Speaker
Description
The KATRIN collaboration aims to determine the neutrino mass with a sensitivity of 0.2 eV/c² (90% CL). This will be achieved by probing the endpoint region of the β-electron spectrum of gaseous tritium with an electrostatic spectrometer. A gold-coated stainless steel disk defines the reference potential for the high precision neutrino mass measurement and it terminates the β-electron flux as the physical boundary of the tritium source. This so-called Rear Wall is exposed to tritium, which leads to ad- and absorption. This in turn leads to systematic uncertainties for the neutrino mass measurements that need to be understood and mitigated. In maintenance phases, during which the gaseous tritium source was emptied (<10$^{−5}$ of nominal gas density), the activity accumulated on the Rear Wall during normal operation was monitored using β-induced X-ray spectrometry (BIXS) and direct observation of emitted β-electrons with a silicon detector.
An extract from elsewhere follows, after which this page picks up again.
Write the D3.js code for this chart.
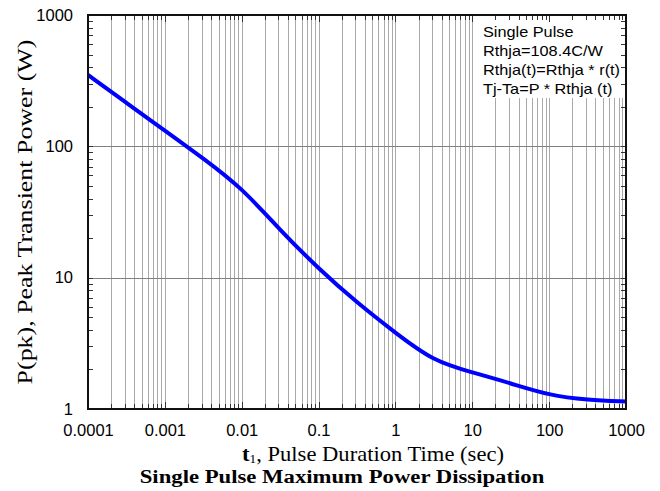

The
dependency of the observed activity increase on the integral tritium throughput was investigated and found to converge from a limited exponential growth to a continuous linear growth. This poster gives an overview of the results we obtained using several methods of in-situ decontamination of the Rear Wall while continuously monitoring the activity. The decontamination methods included
heating during continuous evacuation, flushing the system with nitrogen, deuterium or air with residual humidity at different pressures and illumination of the Rear Wall with UV-light. These well-known methods led only to a small (≈ 15%) decrease in the observed activity. However, a decrease of the surface activity by three orders of magnitude in less than a week was achieved by
combination of different methods using UV light, a heated surface and a low (5 mbar–100 mbar) pressure of air inside the chamber, leading to the production of highly reactive ozone. This proved to be by far the most efficient method, drastically reducing the contribution of the Rear Wall surface activity to the β-spectrum of the gaseous source.